Yesterday's baignade was bracing. Strange, because the wind, coming off the land and heading for the sea, was actually hot, like that puff of superheated air when you bend down and open an oven, pulling back your head involuntarily when the heat hits you.

This morning, after a complicated search for beach toys (now definitely out of season) for grandson to use in his London sandpit, we ended up on the sandy Ponteil beach, the one with the wonderful view and the shallow water. The high buildings behind the beach protected us from the wind, and the sun was hot enough to make us sweat. Mindful of yesterday's sea temperature, the BH decided not to swim, but yours truly thought - publicly for purely visual reasons: blue sky, blue sea, brilliant sunshine on the Alps, but privately out of misplaced machismo - that a dip would be really nice.

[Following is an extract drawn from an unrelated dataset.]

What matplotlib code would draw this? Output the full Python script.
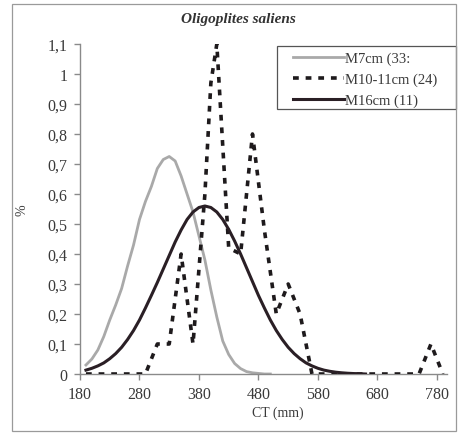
import matplotlib
matplotlib.use('Agg')
import matplotlib.pyplot as plt
from matplotlib.patches import Rectangle
from matplotlib.ticker import FuncFormatter, MultipleLocator

# M7cm (33) - grey curve
ct_m7 = [190, 200, 210, 220, 230, 240, 250, 260, 270, 280, 290, 300, 310, 320,
         330, 340, 350, 360, 370, 380, 390, 400, 410, 420, 430, 440, 450, 460,
         470, 480, 490, 500]
pct_m7 = [0.03, 0.05, 0.08, 0.125, 0.18, 0.23, 0.285, 0.36, 0.43, 0.515, 0.575,
          0.625, 0.685, 0.715, 0.725, 0.71, 0.66, 0.60, 0.54, 0.46, 0.38, 0.28,
          0.19, 0.11, 0.065, 0.035, 0.018, 0.008, 0.004, 0.002, 0.0, 0.0]

# M10-11cm (24) - dashed curve
ct_m10 = [190, 290, 310, 330, 350, 370, 390, 400, 410, 430, 450, 470, 490, 510,
          530, 550, 570, 750, 770, 790]
pct_m10 = [0.0, 0.0, 0.1, 0.1, 0.4, 0.1, 0.6, 0.97, 1.1, 0.42, 0.4, 0.8, 0.48,
           0.2, 0.3, 0.2, 0.0, 0.0, 0.1, 0.0]

# M16cm (11) - black curve
ct_m16 = [190, 200, 210, 220, 230, 240, 250, 260, 270, 280, 290, 300, 310, 320,
          330, 340, 350, 360, 370, 380, 390, 400, 410, 420, 430, 440, 450, 460,
          470, 480, 490, 500, 510, 520, 530, 540, 550, 560, 570, 580, 590, 600,
          610, 620, 630, 640, 650, 660]
pct_m16 = [0.013, 0.019, 0.027, 0.037, 0.051, 0.068, 0.089, 0.115, 0.145, 0.18,
           0.22, 0.262, 0.305, 0.35, 0.395, 0.44, 0.48, 0.515, 0.54, 0.555, 0.56,
           0.555, 0.54, 0.515, 0.482, 0.443, 0.40, 0.354, 0.308, 0.262, 0.22,
           0.18, 0.145, 0.115, 0.089, 0.068, 0.051, 0.037, 0.027, 0.019, 0.013,
           0.009, 0.006, 0.004, 0.0025, 0.0015, 0.001, 0.0]

labels = ['M7cm (33:', 'M10-11cm (24)', 'M16cm (11)']
xticks = [180, 280, 380, 480, 580, 680, 780]

plt.rcParams['font.family'] = ['Liberation Serif', 'DejaVu Serif']

W, H = 458, 435
fig = plt.figure(figsize=(W / 100, H / 100), dpi=100)
ax = fig.add_axes([80 / W, 1 - 375 / H, 367 / W, 330 / H])

l1, = ax.plot(ct_m7, pct_m7, color='#a9a9a9', lw=2.0, zorder=2)
l2, = ax.plot(ct_m10, pct_m10, color='#1e1a1c', lw=2.6,
              linestyle=(0, (1.6, 1.9)), zorder=3)
l3, = ax.plot(ct_m16, pct_m16, color='#2a1f25', lw=2.2, zorder=4)

ax.set_xlim(180, 797)
ax.set_ylim(0, 1.1)
ax.set_xticks(xticks)
ax.yaxis.set_major_locator(MultipleLocator(0.1))
ax.yaxis.set_major_formatter(FuncFormatter(
    lambda v, p: ('%.1f' % v).rstrip('0').rstrip('.').replace('.', ',') if v else '0'))

for s in ('top', 'right'):
    ax.spines[s].set_visible(False)
for s in ('left', 'bottom'):
    ax.spines[s].set_color('#8a8a8a')
    ax.spines[s].set_linewidth(1.0)
ax.tick_params(direction='out', length=4, width=1, color='#8a8a8a',
               labelsize=11.5, labelcolor='#3a3a3a', pad=5)

ax.set_xlabel('CT (mm)', fontsize=10, color='#3a3a3a', labelpad=4)
ax.xaxis.set_label_coords(0.54, -0.095)
fig.text(22 / W, 1 - 210 / H, '%', rotation=90, fontsize=10, color='#3a3a3a',
         ha='center', va='center')

fig.text(238 / W, 1 - 20 / H, 'Oligoplites saliens', fontsize=11,
         style='italic', weight='bold', color='#333333', ha='center', va='center')

leg = ax.legend([l1, l2, l3], labels, loc='upper left', frameon=False,
                bbox_to_anchor=(290 / W, 1 - 50 / H), bbox_transform=fig.transFigure,
                borderaxespad=0, fontsize=10.5, handlelength=3.5, handletextpad=0.1,
                labelspacing=0.5, borderpad=0.2)
for t in leg.get_texts():
    t.set_color('#3a3a3a')

fig.patches.append(Rectangle((277 / W, 1 - 110 / H), 179 / W, 63 / H,
                             transform=fig.transFigure, fill=False,
                             edgecolor='#555555', lw=0.9))
fig.patches.append(Rectangle((12 / W, 1 - 432 / H), 444 / W, 427 / H,
                             transform=fig.transFigure, fill=False,
                             edgecolor='#9a9a9a', lw=0.9))

fig.savefig('out.png', dpi=100)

I waded in, and as I did so, I saw the contortions of all the fellow bathers, male and female, as the waves reached for the sensitive parts of their anatomy. It was too cold to stay for long. The water was what Edinburgh east folk would call 'Baltic', pronounced boll-tukh in their peculiarly gracious patois. But why was it so cold? Nineteen degrees apparently, instead of a usual twenty-four.

My theory, unsupported by any scientific evidence, is that the offshore wind has driven all that lovely warm surface water past Corsica and on towards Africa. What we now need is a brisk onshore wind to drive back 'our' warm water, unjustly heating the northern coast of Sicily and Tunisia.